# I need entertaining!!!



## robin416 (Sep 8, 2013)

I'm sitting here at the airport waiting on Hub's flight. For some reason a little birdie said, take your computer you might get bored.

Well, that birdie was right. His flight is delayed, actually we're now on the third new take off time. BTW, he was supposed to be in last night but the flight was cancelled due to weather.

This is starting to not look good for our three day weekend.


----------



## casportpony (Aug 22, 2015)

Did you here that YouTube, Twitter and FB have merged?
http://www.youtwitface.com/


----------



## robin416 (Sep 8, 2013)

They deserve each other. 

I need to save that link.

A bit of good news, the jet is in the air and should be here in a few minutes. So, I'll be signing off until later.


----------



## seminole wind (Aug 22, 2015)

Robin, I have Tampa International here. I could spend the day there. I always go early to hang out. It's a beautiful airport. I'm glad you brought your laptop with you. Always a good thing. 

Hope you are home again.


----------



## chickenmommy (Apr 30, 2013)

my EE will keep u company lol


----------



## robin416 (Sep 8, 2013)

I miss those adorable poofy cheeks on my little D's. Thank you, CM.

Sem, I've spent so much time the past several months sitting in this airport waiting on him I probably won't go near one again once he retires. I don't normally tote the computer with me because it's so darned heavy. Even for a laptop. 

What was surprising was to see a 737 sitting there. I didn't think the AP runway was long enough for something that big. I would have liked to see that puppy take off.


----------



## casportpony (Aug 22, 2015)

robin416 said:


> They deserve each other.
> 
> I need to save that link.
> 
> A bit of good news, the jet is in the air and should be here in a few minutes. So, I'll be signing off until later.

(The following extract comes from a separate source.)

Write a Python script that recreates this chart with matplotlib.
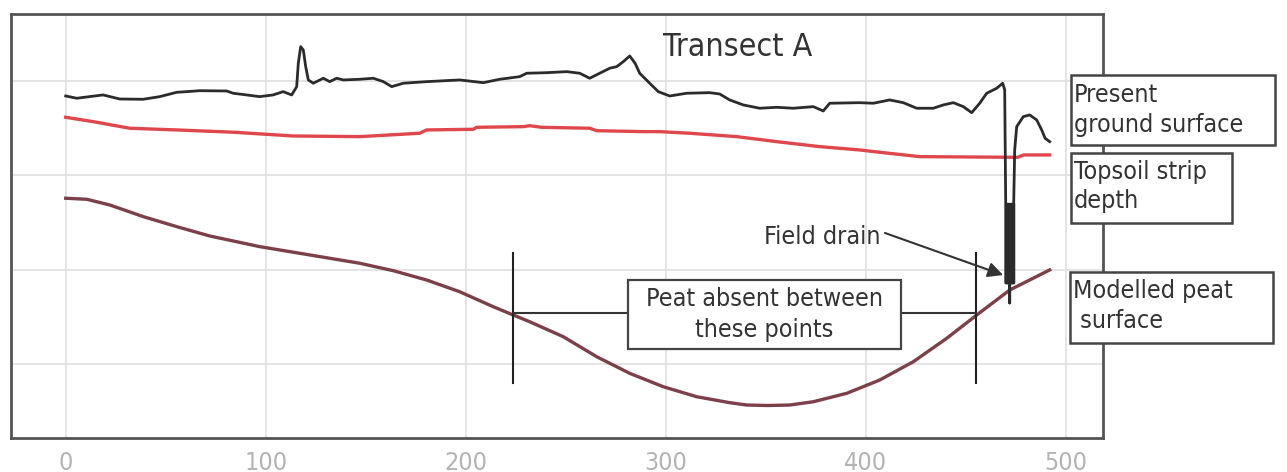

Lol, I thought it was funny.


----------



## robin416 (Sep 8, 2013)

casportpony said:


> Lol, I thought it was funny.


It is, that's why I saved the link. I think I want one of those t-shirts.


----------



## chickenmommy (Apr 30, 2013)

Do u think u will ever increase ur flock Robin?


----------



## robin416 (Sep 8, 2013)

No, I'm done. But with what I have left I still get the daily fix and from the way it appears that could last for years.


----------